To add insult to injury, while I was away, I got calls from friends at home asking about my partner and a girl who has been a thorn in my side for years – “she is not a problem”, he assured me, “she is a little weird, socially awkward. No interest here”. I trusted and believed him. And he crushed me. I know, you are reading this and saying, get over it! He is not worth it. That is what everyone has said to me so far….but what else do you say?
So back to the initial question? What do you do with a broken heart? Will mine ever heal? While my travel is still limited on account of my father, do I run for the border the second he is gone? Will I ever find love again? Can a travel writer find the balance between life on the road and a life at home?

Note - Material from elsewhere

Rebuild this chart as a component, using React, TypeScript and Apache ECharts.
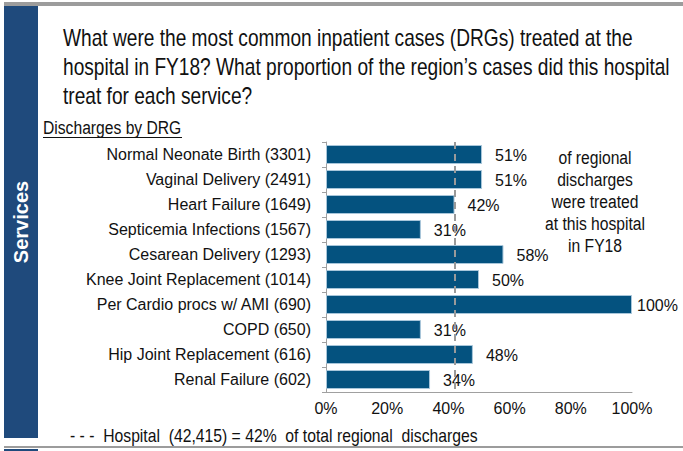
import React, { useEffect, useRef } from "react";
import * as echarts from "echarts";

const drgNames = [
  "Normal Neonate Birth",
  "Vaginal Delivery",
  "Heart Failure",
  "Septicemia Infections",
  "Cesarean Delivery",
  "Knee Joint Replacement",
  "Per Cardio procs w/ AMI",
  "COPD",
  "Hip Joint Replacement",
  "Renal Failure",
];
const drgCounts = [3301, 2491, 1649, 1567, 1293, 1014, 690, 650, 616, 602];
const regionalShare = [51, 51, 42, 31, 58, 50, 100, 31, 48, 34];
const hospitalShare = 42;
const xTicks = [0, 20, 40, 60, 80, 100];

const titleLines = [
  "What were the most common inpatient cases (DRGs) treated at the",
  "hospital in FY18? What proportion of the region\u2019s cases did this hospital",
  "treat for each service?",
];
const noteLines = ["of regional", "discharges", "were treated", "at this hospital", "in FY18"];
const footnote = "- - -  Hospital  (42,415) = 42%  of total regional  discharges";

const FONT = "'Liberation Sans', Arial, sans-serif";

export default function App() {
  const ref = useRef<HTMLDivElement>(null);
  useEffect(() => {
    document.body.style.margin = "0";
    const chart = echarts.init(ref.current!, null, { renderer: "svg" });
    const categories = drgNames.map((n, i) => `${n} (${drgCounts[i]})`);
    const graphics: any[] = [
      { type: "rect", shape: { x: 4, y: 2, width: 679, height: 4 }, style: { fill: "#9c9c9c" } },
      { type: "rect", shape: { x: 4, y: 6, width: 34, height: 432 }, style: { fill: "#1f4a7c" } },
      { type: "rect", shape: { x: 4, y: 446, width: 679, height: 2 }, style: { fill: "#9c9c9c" } },
      { type: "rect", shape: { x: 4, y: 449, width: 34, height: 2 }, style: { fill: "#1f4a7c" } },
      {
        type: "text",
        x: 21,
        y: 222,
        rotation: Math.PI / 2,
        style: {
          text: "Services",
          fill: "#ffffff",
          font: `bold 20px ${FONT}`,
          align: "center",
          verticalAlign: "middle",
        },
      },
      ...titleLines.map((t, i) => ({
        type: "text",
        x: 63,
        y: 38 + i * 29,
        scaleX: 0.832,
        style: { text: t, fill: "#111", font: `23px ${FONT}`, verticalAlign: "middle" },
      })),
      {
        type: "text",
        x: 43,
        y: 128,
        scaleX: 0.87,
        style: { text: "Discharges by DRG", fill: "#111", font: `18px ${FONT}`, verticalAlign: "middle" },
      },
      { type: "rect", shape: { x: 43, y: 137, width: 139, height: 1 }, style: { fill: "#111" } },
      ...noteLines.map((t, i) => ({
        type: "text",
        x: 595,
        y: 158 + i * 22,
        scaleX: 0.87,
        style: { text: t, fill: "#111", font: `18px ${FONT}`, align: "center", verticalAlign: "middle" },
      })),
      {
        type: "text",
        x: 70,
        y: 436,
        scaleX: 0.874,
        style: { text: footnote, fill: "#111", font: `18px ${FONT}`, verticalAlign: "middle" },
      },
    ];
    chart.setOption({
      animation: false,
      grid: { left: 326, right: 51, top: 142, bottom: 59, containLabel: false },
      xAxis: {
        type: "value",
        min: 0,
        max: 100,
        interval: 20,
        data: xTicks,
        axisLine: { show: true, lineStyle: { color: "#a0a0a0", width: 1 } },
        axisTick: { show: false },
        splitLine: { show: false },
        axisLabel: { formatter: "{value}%", fontSize: 16, color: "#111", fontFamily: FONT, margin: 8 },
      },
      yAxis: {
        type: "category",
        inverse: true,
        data: categories,
        axisLine: { show: true, lineStyle: { color: "#a0a0a0", width: 1 } },
        axisTick: { show: true, length: 4, inside: false, lineStyle: { color: "#a0a0a0" } },
        axisLabel: { fontSize: 16, color: "#111", fontFamily: FONT, margin: 15 },
      },
      series: [
        {
          type: "bar",
          data: regionalShare.map((v) => (v >= 100 ? { value: v, label: { distance: 5 } } : v)),
          barCategoryGap: "24%",
          itemStyle: { color: "#04527f", borderColor: "#a8c6da", borderWidth: 1 },
          label: {
            show: true,
            position: "right",
            distance: 13,
            formatter: "{c}%",
            fontSize: 16,
            color: "#111",
            fontFamily: FONT,
            offset: [0, 1],
          },
          markLine: {
            silent: true,
            symbol: "none",
            label: { show: false },
            lineStyle: { color: "#9a9a9a", type: [7, 5], width: 2 },
            data: [{ xAxis: hospitalShare }],
          },
        },
      ],
      graphic: graphics,
    });
    return () => chart.dispose();
  }, []);
  return <div ref={ref} style={{ width: 683, height: 451 }} />;
}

I am tormented by the situation. I would not have been able to live with myself if I had denied who I was and my passion for travel. Life is too short to fake it. You have to be true to yourself. But what do you do when you are the one who wants to have a home life and a life on the road….such a conflict. I have to ask – how is travel writing any less of a career than a business person who travels. Of course, I earn far less money than the executive, but there is little difference between the person who travels for meetings and the person who travels for writing. Life is still on the road. I just dreamed that I could have both – where did I go so wrong?
I am stuck here. This is not my traditional post, but I would love your feedback…is love on the road a possibility with a person who is based at home? Or as a traveler, am I destined to be alone?